=== Information provided ===

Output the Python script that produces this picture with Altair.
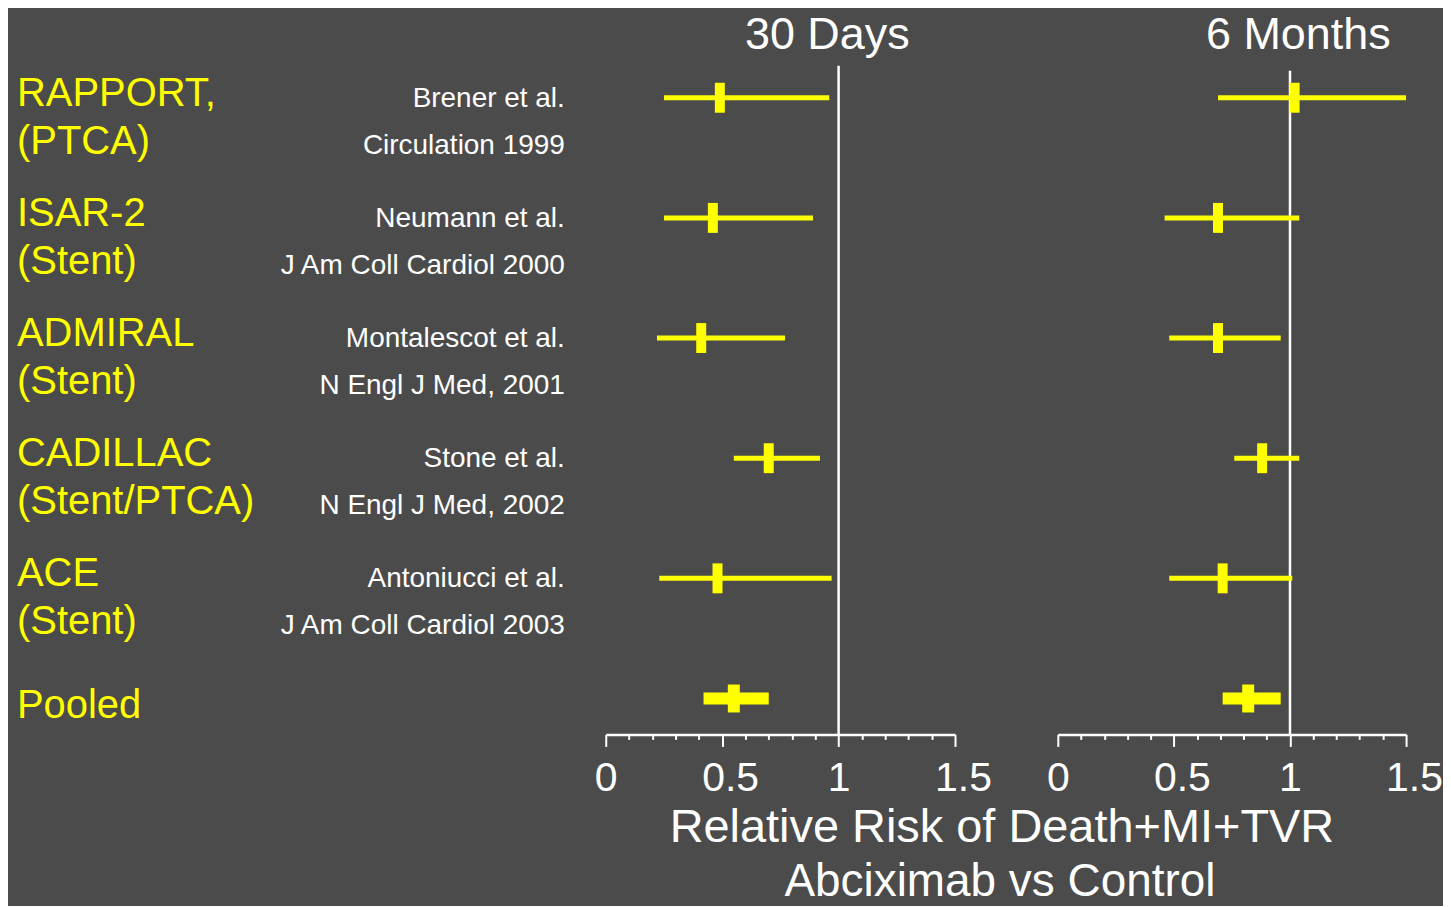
import altair as alt
import pandas as pd

# ---------------- data ----------------
studies = ["RAPPORT", "ISAR-2", "ADMIRAL", "CADILLAC", "ACE", "Pooled"]
name_line = ["RAPPORT,", "ISAR-2", "ADMIRAL", "CADILLAC", "ACE", "Pooled"]
design_line = ["(PTCA)", "(Stent)", "(Stent)", "(Stent/PTCA)", "(Stent)", ""]
authors = ["Brener et al.", "Neumann et al.", "Montalescot et al.",
           "Stone et al.", "Antoniucci et al.", ""]
journals = ["Circulation 1999", "J Am Coll Cardiol 2000", "N Engl J Med, 2001",
            "N Engl J Med, 2002", "J Am Coll Cardiol 2003", ""]

# 30 days: relative risk, lower and upper CI
rr_30 = [0.49, 0.46, 0.41, 0.70, 0.48, 0.55]
lo_30 = [0.25, 0.25, 0.22, 0.55, 0.23, 0.42]
hi_30 = [0.96, 0.89, 0.77, 0.92, 0.97, 0.70]

# 6 months
rr_6m = [1.02, 0.69, 0.69, 0.88, 0.71, 0.82]
lo_6m = [0.69, 0.46, 0.48, 0.76, 0.48, 0.71]
hi_6m = [1.50, 1.04, 0.96, 1.04, 1.01, 0.96]

ref_value = [1]
tick_values = [0, 0.1, 0.2, 0.3, 0.4, 0.5, 0.6, 0.7, 0.8, 0.9, 1.0,
               1.1, 1.2, 1.3, 1.4, 1.5]
panel_titles = ["30 Days", "6 Months"]
x_title = ["Relative Risk of Death+MI+TVR", "Abciximab vs Control"]

# ---------------- styling ----------------
BG = "#4b4b4b"
YEL = "#ffff00"
FONT = "Liberation Sans"
H = 727
YRANGE = [89, 691]

yenc = alt.Y("study:N",
             scale=alt.Scale(type="point", domain=studies, range=YRANGE, padding=0),
             axis=None)

major_test = "abs(datum.value*2 - round(datum.value*2)) < 0.001"
xaxis = alt.Axis(
    values=tick_values,
    format="~g",
    labelExpr=f"{major_test} ? datum.label : ''",
    tickSize={"condition": {"test": major_test, "value": 12}, "value": 5},
    labelOffset={"condition": {"test": "datum.value > 0 && (datum.value < 0.9 || datum.value > 1.1)",
                               "value": 8}, "value": 0},
    tickColor="white", tickWidth=2,
    domainColor="white", domainWidth=2.5,
    labelColor="white", labelFont=FONT, labelFontSize=41,
    labelPadding=12, labelFlush=False, labelOverlap=False,
    grid=False, title=None,
)
xscale = alt.Scale(domain=[0, 1.5], nice=False, zero=False)


def panel(rr, lo, hi, title, title_x, ref_top, width, extra=None):
    df = pd.DataFrame({"study": studies, "rr": rr, "lo": lo, "hi": hi})
    X = lambda f: alt.X(f, scale=xscale, axis=xaxis)
    base = alt.Chart(df)
    ref = alt.Chart(pd.DataFrame({"ref": ref_value})).mark_rule(
        color="white", strokeWidth=2.5
    ).encode(x=X("ref:Q"), y=alt.value(ref_top), y2=alt.value(H))
    ci = base.transform_filter("datum.study != 'Pooled'").mark_rule(
        color=YEL, strokeWidth=5
    ).encode(x=X("lo:Q"), x2="hi:Q", y=yenc)
    ci_pool = base.transform_filter("datum.study == 'Pooled'").mark_rule(
        color=YEL, strokeWidth=12
    ).encode(x=X("lo:Q"), x2="hi:Q", y=yenc)
    pt = base.transform_filter("datum.study != 'Pooled'").mark_tick(
        color=YEL, size=30, thickness=10, opacity=1
    ).encode(x=X("rr:Q"), y=yenc)
    pt_pool = base.transform_filter("datum.study == 'Pooled'").mark_tick(
        color=YEL, size=28, thickness=12, opacity=1
    ).encode(x=X("rr:Q"), y=yenc)
    ttl = alt.Chart(pd.DataFrame({"t": [title]})).mark_text(
        color="white", font=FONT, fontSize=45, align="center", baseline="middle"
    ).encode(text="t:N", x=alt.value(title_x), y=alt.value(26))
    layers = [ref, ci, ci_pool, pt, pt_pool, ttl]
    if extra is not None:
        layers += extra
    return alt.layer(*layers).properties(width=width, height=H)


# bottom axis title (drawn below the left panel, centred across both panels)
bottom = [
    alt.Chart(pd.DataFrame({"t": [x_title[0]]})).mark_text(
        color="white", font=FONT, fontSize=47, align="center", baseline="middle"
    ).encode(text="t:N", x=alt.value(397), y=alt.value(821)),
    alt.Chart(pd.DataFrame({"t": [x_title[1]]})).mark_text(
        color="white", font=FONT, fontSize=46, align="center", baseline="middle"
    ).encode(text="t:N", x=alt.value(395), y=alt.value(875)),
]

p30 = panel(rr_30, lo_30, hi_30, panel_titles[0], 222, 57, 350, bottom)
p6m = panel(rr_6m, lo_6m, hi_6m, panel_titles[1], 241, 62, 349)

# label panel
lab_df = pd.DataFrame({"study": studies, "name": name_line, "design": design_line,
                       "author": authors, "journal": journals})
lb = alt.Chart(lab_df)
name_t = lb.transform_filter("datum.study != 'Pooled'").mark_text(
    color=YEL, font=FONT, fontSize=40, align="left", baseline="middle", dy=-4
).encode(text="name:N", x=alt.value(9), y=yenc)
pool_t = lb.transform_filter("datum.study == 'Pooled'").mark_text(
    color=YEL, font=FONT, fontSize=40, align="left", baseline="middle", dy=8
).encode(text="name:N", x=alt.value(9), y=yenc)
design_t = lb.mark_text(
    color=YEL, font=FONT, fontSize=40, align="left", baseline="middle", dy=44
).encode(text="design:N", x=alt.value(9), y=yenc)
author_t = lb.mark_text(
    color="white", font=FONT, fontSize=28, align="right", baseline="middle", dy=1
).encode(text="author:N", x=alt.value(558), y=yenc)
journal_t = lb.mark_text(
    color="white", font=FONT, fontSize=28, align="right", baseline="middle", dy=48
).encode(text="journal:N", x=alt.value(558), y=yenc)
labels = alt.layer(name_t, pool_t, design_t, author_t, journal_t).properties(width=496, height=H)

chart = alt.hconcat(labels, p30, p6m, spacing=103, bounds="flush").properties(
    padding=0
).configure(background=BG).configure_view(strokeWidth=0)

chart.save("out.html", embed_options={"renderer": "svg", "actions": False})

===

#### What the task requires:
Print the listing above in full, exactly as written. Omit any pictures.

#### Output for this exercise:
Output the Python script that produces this picture with Altair.
import altair as alt
import pandas as pd

# ---------------- data ----------------
studies = ["RAPPORT", "ISAR-2", "ADMIRAL", "CADILLAC", "ACE", "Pooled"]
name_line = ["RAPPORT,", "ISAR-2", "ADMIRAL", "CADILLAC", "ACE", "Pooled"]
design_line = ["(PTCA)", "(Stent)", "(Stent)", "(Stent/PTCA)", "(Stent)", ""]
authors = ["Brener et al.", "Neumann et al.", "Montalescot et al.",
           "Stone et al.", "Antoniucci et al.", ""]
journals = ["Circulation 1999", "J Am Coll Cardiol 2000", "N Engl J Med, 2001",
            "N Engl J Med, 2002", "J Am Coll Cardiol 2003", ""]

# 30 days: relative risk, lower and upper CI
rr_30 = [0.49, 0.46, 0.41, 0.70, 0.48, 0.55]
lo_30 = [0.25, 0.25, 0.22, 0.55, 0.23, 0.42]
hi_30 = [0.96, 0.89, 0.77, 0.92, 0.97, 0.70]

# 6 months
rr_6m = [1.02, 0.69, 0.69, 0.88, 0.71, 0.82]
lo_6m = [0.69, 0.46, 0.48, 0.76, 0.48, 0.71]
hi_6m = [1.50, 1.04, 0.96, 1.04, 1.01, 0.96]

ref_value = [1]
tick_values = [0, 0.1, 0.2, 0.3, 0.4, 0.5, 0.6, 0.7, 0.8, 0.9, 1.0,
               1.1, 1.2, 1.3, 1.4, 1.5]
panel_titles = ["30 Days", "6 Months"]
x_title = ["Relative Risk of Death+MI+TVR", "Abciximab vs Control"]

# ---------------- styling ----------------
BG = "#4b4b4b"
YEL = "#ffff00"
FONT = "Liberation Sans"
H = 727
YRANGE = [89, 691]

yenc = alt.Y("study:N",
             scale=alt.Scale(type="point", domain=studies, range=YRANGE, padding=0),
             axis=None)

major_test = "abs(datum.value*2 - round(datum.value*2)) < 0.001"
xaxis = alt.Axis(
    values=tick_values,
    format="~g",
    labelExpr=f"{major_test} ? datum.label : ''",
    tickSize={"condition": {"test": major_test, "value": 12}, "value": 5},
    labelOffset={"condition": {"test": "datum.value > 0 && (datum.value < 0.9 || datum.value > 1.1)",
                               "value": 8}, "value": 0},
    tickColor="white", tickWidth=2,
    domainColor="white", domainWidth=2.5,
    labelColor="white", labelFont=FONT, labelFontSize=41,
    labelPadding=12, labelFlush=False, labelOverlap=False,
    grid=False, title=None,
)
xscale = alt.Scale(domain=[0, 1.5], nice=False, zero=False)


def panel(rr, lo, hi, title, title_x, ref_top, width, extra=None):
    df = pd.DataFrame({"study": studies, "rr": rr, "lo": lo, "hi": hi})
    X = lambda f: alt.X(f, scale=xscale, axis=xaxis)
    base = alt.Chart(df)
    ref = alt.Chart(pd.DataFrame({"ref": ref_value})).mark_rule(
        color="white", strokeWidth=2.5
    ).encode(x=X("ref:Q"), y=alt.value(ref_top), y2=alt.value(H))
    ci = base.transform_filter("datum.study != 'Pooled'").mark_rule(
        color=YEL, strokeWidth=5
    ).encode(x=X("lo:Q"), x2="hi:Q", y=yenc)
    ci_pool = base.transform_filter("datum.study == 'Pooled'").mark_rule(
        color=YEL, strokeWidth=12
    ).encode(x=X("lo:Q"), x2="hi:Q", y=yenc)
    pt = base.transform_filter("datum.study != 'Pooled'").mark_tick(
        color=YEL, size=30, thickness=10, opacity=1
    ).encode(x=X("rr:Q"), y=yenc)
    pt_pool = base.transform_filter("datum.study == 'Pooled'").mark_tick(
        color=YEL, size=28, thickness=12, opacity=1
    ).encode(x=X("rr:Q"), y=yenc)
    ttl = alt.Chart(pd.DataFrame({"t": [title]})).mark_text(
        color="white", font=FONT, fontSize=45, align="center", baseline="middle"
    ).encode(text="t:N", x=alt.value(title_x), y=alt.value(26))
    layers = [ref, ci, ci_pool, pt, pt_pool, ttl]
    if extra is not None:
        layers += extra
    return alt.layer(*layers).properties(width=width, height=H)


# bottom axis title (drawn below the left panel, centred across both panels)
bottom = [
    alt.Chart(pd.DataFrame({"t": [x_title[0]]})).mark_text(
        color="white", font=FONT, fontSize=47, align="center", baseline="middle"
    ).encode(text="t:N", x=alt.value(397), y=alt.value(821)),
    alt.Chart(pd.DataFrame({"t": [x_title[1]]})).mark_text(
        color="white", font=FONT, fontSize=46, align="center", baseline="middle"
    ).encode(text="t:N", x=alt.value(395), y=alt.value(875)),
]

p30 = panel(rr_30, lo_30, hi_30, panel_titles[0], 222, 57, 350, bottom)
p6m = panel(rr_6m, lo_6m, hi_6m, panel_titles[1], 241, 62, 349)

# label panel
lab_df = pd.DataFrame({"study": studies, "name": name_line, "design": design_line,
                       "author": authors, "journal": journals})
lb = alt.Chart(lab_df)
name_t = lb.transform_filter("datum.study != 'Pooled'").mark_text(
    color=YEL, font=FONT, fontSize=40, align="left", baseline="middle", dy=-4
).encode(text="name:N", x=alt.value(9), y=yenc)
pool_t = lb.transform_filter("datum.study == 'Pooled'").mark_text(
    color=YEL, font=FONT, fontSize=40, align="left", baseline="middle", dy=8
).encode(text="name:N", x=alt.value(9), y=yenc)
design_t = lb.mark_text(
    color=YEL, font=FONT, fontSize=40, align="left", baseline="middle", dy=44
).encode(text="design:N", x=alt.value(9), y=yenc)
author_t = lb.mark_text(
    color="white", font=FONT, fontSize=28, align="right", baseline="middle", dy=1
).encode(text="author:N", x=alt.value(558), y=yenc)
journal_t = lb.mark_text(
    color="white", font=FONT, fontSize=28, align="right", baseline="middle", dy=48
).encode(text="journal:N", x=alt.value(558), y=yenc)
labels = alt.layer(name_t, pool_t, design_t, author_t, journal_t).properties(width=496, height=H)

chart = alt.hconcat(labels, p30, p6m, spacing=103, bounds="flush").properties(
    padding=0
).configure(background=BG).configure_view(strokeWidth=0)

chart.save("out.html", embed_options={"renderer": "svg", "actions": False})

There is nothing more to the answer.